═══ Information shown ═══

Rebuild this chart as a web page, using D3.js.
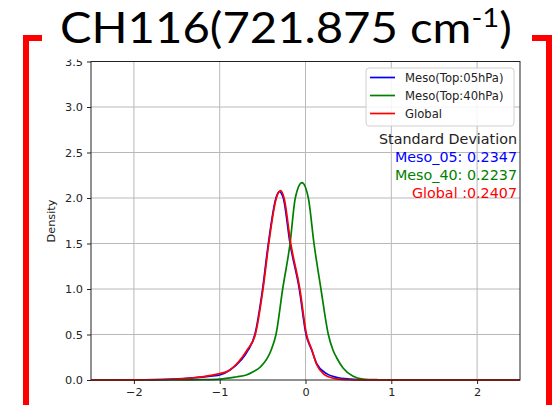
<!DOCTYPE html>
<html>
<head>
<meta charset="utf-8">
<script src="https://cdn.jsdelivr.net/npm/d3@7"></script>
<style>
  html, body { margin: 0; padding: 0; background: #fff; }
  svg { display: block; }
</style>
</head>
<body>
<svg id="chart" width="553" height="405"></svg>
<script>
// Kernel density curves of the first-guess departures for channel 116
const meso05X = [-2.5, -2.0, -1.6, -1.35, -1.08, -1.0, -0.88, -0.75, -0.667, -0.59, -0.5, -0.433, -0.344, -0.305, -0.259, -0.18, -0.072, 0.006, 0.072, 0.13, 0.245, 0.36, 0.52, 0.7, 1.0, 2.5];
const meso05Y = [0, 0.001, 0.006, 0.02, 0.045, 0.055, 0.11, 0.22, 0.33, 0.5, 1.0, 1.5, 2.0, 2.07, 2.0, 1.5, 1.0, 0.5, 0.33, 0.18, 0.07, 0.03, 0.01, 0.002, 0, 0];

const meso40X = [-2.5, -1.5, -1.2, -1.0, -0.8, -0.69, -0.61, -0.53, -0.40, -0.344, -0.266, -0.18, -0.119, -0.041, 0.033, 0.099, 0.18, 0.266, 0.32, 0.36, 0.44, 0.55, 0.67, 0.85, 1.0, 2.5];
const meso40Y = [0, 0.001, 0.004, 0.01, 0.036, 0.055, 0.09, 0.14, 0.33, 0.5, 1.0, 1.5, 2.0, 2.17, 2.0, 1.5, 1.0, 0.5, 0.33, 0.25, 0.13, 0.044, 0.011, 0.003, 0.001, 0];

const globalX = [-2.5, -2.0, -1.6, -1.3, -1.1, -1.0, -0.9, -0.78, -0.68, -0.585, -0.495, -0.428, -0.34, -0.29, -0.25, -0.172, -0.066, 0.012, 0.075, 0.13, 0.22, 0.32, 0.45, 0.7, 1.0, 2.5];
const globalY = [0, 0.002, 0.008, 0.025, 0.05, 0.07, 0.1, 0.2, 0.33, 0.5, 1.0, 1.5, 2.0, 2.08, 2.0, 1.5, 1.0, 0.5, 0.33, 0.17, 0.06, 0.02, 0.005, 0.001, 0, 0];

const seriesNames = ["Meso(Top:05hPa)", "Meso(Top:40hPa)", "Global"];
const seriesColors = ["#0000ff", "#008000", "#ff0000"];
const stdLabels = ["Meso_05: 0.2347", "Meso_40: 0.2237", "Global :0.2407"];
const xTicks = [-2, -1, 0, 1, 2];
const yTicks = [0, 0.5, 1.0, 1.5, 2.0, 2.5, 3.0, 3.5];

const svg = d3.select("#chart");
const fontAxis = "'DejaVu Sans', sans-serif";

const plot = { left: 91, right: 520, top: 61.5, bottom: 380 };
const x = d3.scaleLinear().domain([-2.5, 2.5]).range([plot.left, plot.right]);
const y = d3.scaleLinear().domain([0, 3.5]).range([plot.bottom, plot.top]);

// grid
const grid = svg.append("g");
grid.selectAll("line.vx").data(xTicks).join("line")
  .attr("x1", d => x(d)).attr("x2", d => x(d))
  .attr("y1", plot.top).attr("y2", plot.bottom)
  .attr("stroke", "#b8b8b8").attr("stroke-width", 1);
grid.selectAll("line.hy").data(yTicks.filter(d => d > 0)).join("line")
  .attr("x1", plot.left).attr("x2", plot.right)
  .attr("y1", d => y(d)).attr("y2", d => y(d))
  .attr("stroke", "#b8b8b8").attr("stroke-width", 1);

// density curves
const series = [
  { xs: meso05X, ys: meso05Y },
  { xs: meso40X, ys: meso40Y },
  { xs: globalX, ys: globalY }
];
const line = d3.line().x(d => x(d[0])).y(d => y(d[1])).curve(d3.curveMonotoneX);
svg.append("clipPath").attr("id", "plotclip").append("rect")
  .attr("x", plot.left).attr("y", plot.top)
  .attr("width", plot.right - plot.left).attr("height", plot.bottom - plot.top + 1);
series.forEach((s, i) => {
  svg.append("path")
    .datum(s.xs.map((v, k) => [v, s.ys[k]]))
    .attr("d", line)
    .attr("fill", "none")
    .attr("stroke", seriesColors[i])
    .attr("stroke-width", 1.7)
    .attr("clip-path", "url(#plotclip)");
});

// frame
svg.append("rect")
  .attr("x", plot.left).attr("y", plot.top)
  .attr("width", plot.right - plot.left).attr("height", plot.bottom - plot.top)
  .attr("fill", "none").attr("stroke", "#222").attr("stroke-width", 1);

// axes
const xAxis = d3.axisBottom(x).tickValues(xTicks).tickSize(4).tickPadding(4).tickFormat(d3.format("d"));
const yAxis = d3.axisLeft(y).tickValues(yTicks).tickSize(4).tickPadding(4).tickFormat(d3.format(".1f"));
const gx = svg.append("g").attr("transform", `translate(0,${plot.bottom})`).call(xAxis);
const gy = svg.append("g").attr("transform", `translate(${plot.left},0)`).call(yAxis);
[gx, gy].forEach(g => {
  g.select(".domain").remove();
  g.selectAll(".tick line").attr("stroke", "#222");
  g.selectAll(".tick text").attr("fill", "#222").style("font-family", fontAxis).style("font-size", "11.3px");
});

svg.append("text")
  .attr("transform", `translate(55,221) rotate(-90)`)
  .attr("text-anchor", "middle")
  .style("font-family", fontAxis).style("font-size", "11.3px")
  .attr("fill", "#222")
  .text("Density");

// legend
const leg = svg.append("g");
leg.append("rect")
  .attr("x", 366).attr("y", 68).attr("width", 148).attr("height", 58)
  .attr("rx", 3).attr("fill", "#fff").attr("fill-opacity", 0.85)
  .attr("stroke", "#d0d0d0").attr("stroke-width", 1);
seriesNames.forEach((name, i) => {
  const cy = 77.5 + i * 18;
  leg.append("line").attr("x1", 370).attr("x2", 395).attr("y1", cy).attr("y2", cy)
    .attr("stroke", seriesColors[i]).attr("stroke-width", 1.7);
  leg.append("text").attr("x", 405).attr("y", cy).attr("dy", "0.35em")
    .style("font-family", fontAxis).style("font-size", "11.6px").attr("fill", "#222")
    .text(name);
});

// standard deviation annotation
svg.append("text").attr("x", 517).attr("y", 143.5).attr("text-anchor", "end")
  .style("font-family", fontAxis).style("font-size", "14.3px").attr("fill", "#222")
  .text("Standard Deviation");
stdLabels.forEach((t, i) => {
  svg.append("text").attr("x", 517).attr("y", 162 + i * 18).attr("text-anchor", "end")
    .style("font-family", fontAxis).style("font-size", "14.3px").attr("fill", seriesColors[i])
    .text(t);
});

// title band and red brackets
svg.append("rect").attr("x", 30).attr("y", 0).attr("width", 515).attr("height", 59.5).attr("fill", "#fff");
const red = "#ff0000";
svg.append("rect").attr("x", 23).attr("y", 35).attr("width", 6).attr("height", 370).attr("fill", red);
svg.append("rect").attr("x", 23).attr("y", 35).attr("width", 19).attr("height", 6).attr("fill", red);
svg.append("rect").attr("x", 546).attr("y", 35).attr("width", 6).attr("height", 370).attr("fill", red);
svg.append("rect").attr("x", 532).attr("y", 35).attr("width", 20).attr("height", 6).attr("fill", red);

const title = svg.append("text")
  .attr("x", 60).attr("y", 43)
  .style("font-family", "Lato, 'Open Sans', sans-serif")
  .style("font-size", "42px").attr("fill", "#000");
title.append("tspan").text("CH116(721.875 cm");
title.append("tspan").attr("dy", -16).style("font-size", "26px").text("-1");
title.append("tspan").attr("dy", 16).text(")");
// fit the title to its band
const bb = title.node().getBBox();
const targetW = 452;
title.attr("transform", `translate(60,0) scale(${targetW / bb.width},1) translate(-60,0)`);
</script>
</body>
</html>
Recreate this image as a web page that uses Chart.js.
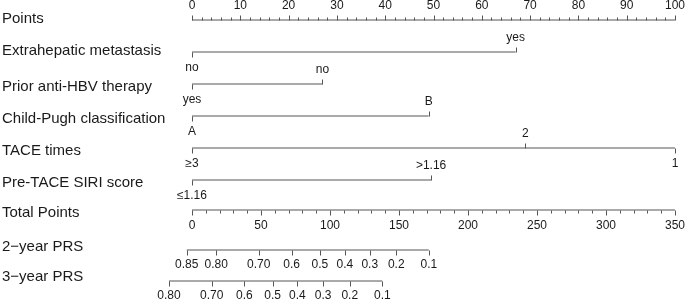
<!DOCTYPE html>
<html>
<head>
<meta charset="utf-8">
<script src="https://cdn.jsdelivr.net/npm/chart.js@4.4.1/dist/chart.umd.min.js"></script>
<style>
html,body{margin:0;padding:0;background:#fff;}
#wrap{width:685px;height:301px;}
</style>
</head>
<body>
<div id="wrap"><canvas id="c" width="685" height="301"></canvas></div>
<script>
// ---- data ----
const rowNames = ["Points","Extrahepatic metastasis","Prior anti-HBV therapy","Child-Pugh classification","TACE times","Pre-TACE SIRI score","Total Points","2\u2212year PRS","3\u2212year PRS"];
const rowY = [20, 52, 84, 116, 148, 180, 210, 250, 281];
const nameY = [18, 50, 86, 118, 150, 182, 212, 246, 276];

const pointsTickLabels = [0,10,20,30,40,50,60,70,80,90,100];
const totalTickLabels = [0,50,100,150,200,250,300,350];
const totalMax = 350;

const extraLevels = ["no","yes"];      const extraPoints = [0, 67];   const extraSide = ["below","above"];
const hbvLevels = ["yes","no"];        const hbvPoints = [0, 27];     const hbvSide = ["below","above"];
const cpLevels = ["A","B"];            const cpPoints = [0, 49];      const cpSide = ["below","above"];
const taceLevels = ["\u22653","2","1"]; const tacePoints = [0, 69, 100]; const taceSide = ["below","above","below"];
const siriLevels = ["\u22641.16",">1.16"]; const siriPoints = [0, 49.5]; const siriSide = ["below","above"];

const prs2Labels = ["0.85","0.80","0.70","0.6","0.5","0.4","0.3","0.2","0.1"];
const prs2Total = [-3.8, 17.6, 48.4, 72.2, 92.7, 110.8, 128.8, 148.0, 171.6];
const prs3Labels = ["0.80","0.70","0.6","0.5","0.4","0.3","0.2","0.1"];
const prs3Total = [-16.7, 14.3, 37.9, 58.4, 76.4, 95.0, 114.3, 137.9];

// ---- build ----
const LINE = "#555555";
const TEXT = "#1a1a1a";
const tp = v => v * 100 / totalMax;   // total points -> points scale

const variables = [
  {row:1, levels:extraLevels, pts:extraPoints, side:extraSide},
  {row:2, levels:hbvLevels, pts:hbvPoints, side:hbvSide},
  {row:3, levels:cpLevels, pts:cpPoints, side:cpSide},
  {row:4, levels:taceLevels, pts:tacePoints, side:taceSide},
  {row:5, levels:siriLevels, pts:siriPoints, side:siriSide}
];

function seg(x0, x1, y){
  return {data:[{x:x0,y:y},{x:x1,y:y}], showLine:true, borderColor:LINE, borderWidth:1, pointRadius:0, clip:false};
}
const datasets = [];
datasets.push(seg(0, 100, rowY[0]));
variables.forEach(v => datasets.push(seg(Math.min(...v.pts), Math.max(...v.pts), rowY[v.row])));
datasets.push(seg(0, tp(totalMax), rowY[6]));
datasets.push(seg(tp(Math.min(...prs2Total)), tp(Math.max(...prs2Total)), rowY[7]));
datasets.push(seg(tp(Math.min(...prs3Total)), tp(Math.max(...prs3Total)), rowY[8]));

const nomoPlugin = {
  id:'nomo',
  afterDatasetsDraw(chart){
    const ctx = chart.ctx;
    const xs = chart.scales.x, ys = chart.scales.y;
    const X = v => Math.round(xs.getPixelForValue(v)) + 0.5;
    const Y = v => Math.round(ys.getPixelForValue(v)) + 0.5;
    ctx.save();
    ctx.strokeStyle = LINE; ctx.lineWidth = 1;
    function tick(x, y, len){ ctx.beginPath(); ctx.moveTo(x, y); ctx.lineTo(x, y + len); ctx.stroke(); }
    function text(s, x, y, size){
      ctx.fillStyle = TEXT; ctx.font = size + "px 'Liberation Sans', Arial, sans-serif";
      ctx.textAlign = "center"; ctx.textBaseline = "middle"; ctx.fillText(s, x, y);
    }
    // row names
    rowNames.forEach((n, i) => {
      ctx.fillStyle = TEXT; ctx.font = "15px 'Liberation Sans', Arial, sans-serif";
      ctx.textAlign = "left"; ctx.textBaseline = "middle";
      ctx.fillText(n, 2, ys.getPixelForValue(nameY[i]) + 1);
    });
    // Points axis
    const py = Y(rowY[0]);
    for (let v = 0; v <= 100; v += 2) tick(X(v), py, v % 10 === 0 ? -5 : -3);
    pointsTickLabels.forEach(v => text(String(v), xs.getPixelForValue(v), py - 15, 12));
    // variables
    variables.forEach(v => {
      const y = Y(rowY[v.row]);
      v.levels.forEach((lab, i) => {
        const up = v.side[i] === "above";
        tick(X(v.pts[i]), y, up ? -5 : 5);
        text(lab, xs.getPixelForValue(v.pts[i]), y + (up ? -15 : 15), 12);
      });
    });
    // Total points
    const ty = Y(rowY[6]);
    for (let v = 0; v <= totalMax; v += 10) tick(X(tp(v)), ty, v % 50 === 0 ? 5 : 3);
    totalTickLabels.forEach(v => text(String(v), xs.getPixelForValue(tp(v)), ty + 15, 12));
    // PRS
    [[prs2Labels, prs2Total, 7], [prs3Labels, prs3Total, 8]].forEach(([labs, tot, r]) => {
      const y = Y(rowY[r]);
      labs.forEach((l, i) => {
        tick(X(tp(tot[i])), y, 5);
        text(l, xs.getPixelForValue(tp(tot[i])), y + 14, 12);
      });
    });
    ctx.restore();
  }
};

new Chart(document.getElementById('c'), {
  type:'scatter',
  data:{datasets:datasets},
  options:{
    responsive:false, animation:false, events:[],
    layout:{padding:{left:192, right:10, top:0, bottom:0}},
    plugins:{legend:{display:false}, tooltip:{enabled:false}},
    scales:{
      x:{type:'linear', min:0, max:100, display:false},
      y:{type:'linear', min:0, max:301, reverse:true, display:false}
    }
  },
  plugins:[nomoPlugin]
});
</script>
</body>
</html>
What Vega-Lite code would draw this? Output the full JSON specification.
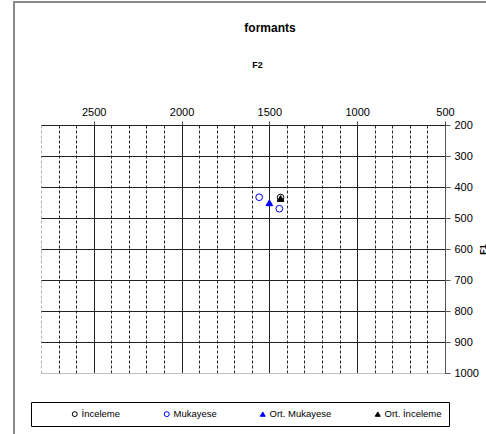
{
  "$schema": "https://vega.github.io/schema/vega-lite/v6.json",
  "width": 404,
  "height": 248,
  "autosize": {"type": "none"},
  "padding": {"left": 41, "top": 125, "right": 41, "bottom": 61},
  "background": "white",
  "config": {"font": "Liberation Sans", "view": {"stroke": null}},
  "title": {"text": "formants", "fontSize": 12, "fontWeight": "bold", "font": "Liberation Sans", "color": "black", "anchor": "middle", "dx": 27, "offset": -34},
  "data": {"values": [
    {"series": "İnceleme", "F2": 1436, "F1": 434},
    {"series": "Mukayese", "F2": 1558, "F1": 433},
    {"series": "Mukayese", "F2": 1443, "F1": 470},
    {"series": "Ort. Mukayese", "F2": 1500, "F1": 451},
    {"series": "Ort. İnceleme", "F2": 1436, "F1": 437}
  ]},
  "layer": [
    {
      "mark": {"type": "rect", "fill": null, "stroke": "#8a8a8a", "strokeWidth": 1.5},
      "encoding": {
        "x": {"datum": 2954, "type": "quantitative",
          "scale": {"domain": [500, 2800], "reverse": true, "nice": false, "zero": false},
          "axis": {"orient": "top", "values": [2800,2700,2600,2500,2400,2300,2200,2100,2000,1900,1800,1700,1600,1500,1400,1300,1200,1100,1000,900,800,700,600,500],
            "labelExpr": "datum.value % 500 === 0 && datum.value < 2800 ? datum.label : ''", "format": "d",
            "title": "F2", "titleFontSize": 9, "titleFontWeight": "bold", "titleColor": "black", "titleX": 216, "titleY": -56, "titleBaseline": "bottom", "titleAnchor": "middle",
            "grid": true,
            "gridColor": {"condition": {"test": "datum.value === 2800", "value": "#b0b0b0"}, "value": "#222222"},
            "gridDash": {"condition": {"test": "datum.value % 500 === 0", "value": []}, "value": [3, 2]},
            "gridWidth": 1, "domain": false, "ticks": true, "tickSize": 4, "tickColor": "#444444",
            "tickOpacity": {"condition": {"test": "datum.value % 500 === 0 && datum.value < 2800", "value": 1}, "value": 0},
            "labelFontSize": 11, "labelPadding": 4, "labelColor": "black", "labelFlush": false, "labelOverlap": false, "labelBound": false}},
        "x2": {"datum": 100},
        "y": {"datum": -197, "type": "quantitative",
          "scale": {"domain": [200, 1000], "reverse": true, "nice": false, "zero": false},
          "axis": {"orient": "right", "values": [200,300,400,500,600,700,800,900,1000], "format": "d",
            "title": "F1", "titleFontSize": 9, "titleFontWeight": "bold", "titleColor": "black", "titleAngle": 270, "titleX": 37, "titleY": 124, "titleBaseline": "middle", "titleAnchor": "middle",
            "grid": true,
            "gridColor": {"condition": {"test": "datum.value === 1000", "value": "#c0c0c0"}, "value": "#222222"},
            "gridWidth": 1, "domain": true, "domainColor": "#555555", "tickSize": 5, "tickColor": "#555555",
            "labelFontSize": 11, "labelPadding": 4, "labelColor": "black", "labelFlush": false, "labelOverlap": false}},
        "y2": {"datum": 1300}
      }
    },
    {
      "mark": {"type": "point", "filled": false, "size": 45, "strokeWidth": 1, "opacity": 1},
      "encoding": {
        "x": {"field": "F2", "type": "quantitative",
          "scale": {"domain": [500, 2800], "reverse": true, "nice": false, "zero": false},
          "axis": {"orient": "top", "values": [2800,2700,2600,2500,2400,2300,2200,2100,2000,1900,1800,1700,1600,1500,1400,1300,1200,1100,1000,900,800,700,600,500],
            "labelExpr": "datum.value % 500 === 0 && datum.value < 2800 ? datum.label : ''", "format": "d",
            "title": "F2", "titleFontSize": 9, "titleFontWeight": "bold", "titleColor": "black", "titleX": 216, "titleY": -56, "titleBaseline": "bottom", "titleAnchor": "middle",
            "grid": true,
            "gridColor": {"condition": {"test": "datum.value === 2800", "value": "#b0b0b0"}, "value": "#222222"},
            "gridDash": {"condition": {"test": "datum.value % 500 === 0", "value": []}, "value": [3, 2]},
            "gridWidth": 1, "domain": false, "ticks": true, "tickSize": 4, "tickColor": "#444444",
            "tickOpacity": {"condition": {"test": "datum.value % 500 === 0 && datum.value < 2800", "value": 1}, "value": 0},
            "labelFontSize": 11, "labelPadding": 4, "labelColor": "black", "labelFlush": false, "labelOverlap": false, "labelBound": false}},
        "y": {"field": "F1", "type": "quantitative",
          "scale": {"domain": [200, 1000], "reverse": true, "nice": false, "zero": false},
          "axis": {"orient": "right", "values": [200,300,400,500,600,700,800,900,1000], "format": "d",
            "title": "F1", "titleFontSize": 9, "titleFontWeight": "bold", "titleColor": "black", "titleAngle": 270, "titleX": 37, "titleY": 124, "titleBaseline": "middle", "titleAnchor": "middle",
            "grid": true,
            "gridColor": {"condition": {"test": "datum.value === 1000", "value": "#c0c0c0"}, "value": "#222222"},
            "gridWidth": 1, "domain": true, "domainColor": "#555555", "tickSize": 5, "tickColor": "#555555",
            "labelFontSize": 11, "labelPadding": 4, "labelColor": "black", "labelFlush": false, "labelOverlap": false}},
        "shape": {"field": "series", "type": "nominal",
          "scale": {"domain": ["İnceleme", "Mukayese", "Ort. Mukayese", "Ort. İnceleme"], "range": ["circle", "circle", "triangle-up", "triangle-up"]},
          "legend": {"orient": "none", "legendX": -10, "legendY": 277, "direction": "horizontal", "columns": 4,
            "title": " ", "titleOrient": "left", "titlePadding": 32, "titleFontSize": 9,
            "padding": 7, "columnPadding": 41, "strokeColor": "black", "fillColor": "white", "labelFontSize": 9.5, "labelColor": "black",
            "symbolSize": 25, "symbolStrokeWidth": 1, "cornerRadius": 0, "labelOffset": 2}},
        "stroke": {"field": "series", "type": "nominal",
          "scale": {"domain": ["İnceleme", "Mukayese", "Ort. Mukayese", "Ort. İnceleme"], "range": ["#000000", "#0000ff", "#0000ff", "#000000"]}},
        "fill": {"field": "series", "type": "nominal",
          "scale": {"domain": ["İnceleme", "Mukayese", "Ort. Mukayese", "Ort. İnceleme"], "range": ["transparent", "transparent", "#0000ff", "#000000"]}}
      }
    }
  ]
}
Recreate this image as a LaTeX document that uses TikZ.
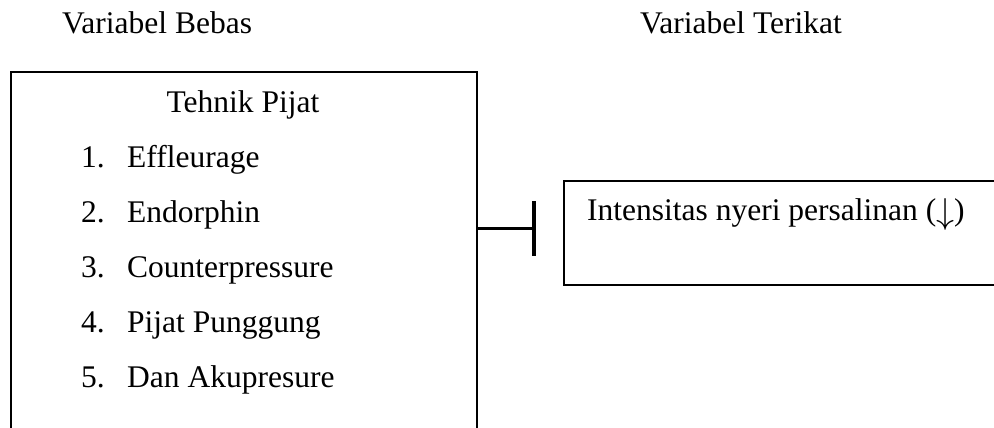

═══

Problem to solve: Pull every line containing the word "image" out of the material.

Exercise output:
Recreate this image as a web page that uses Chart.js.
Recreate this image as a LaTeX document that uses TikZ.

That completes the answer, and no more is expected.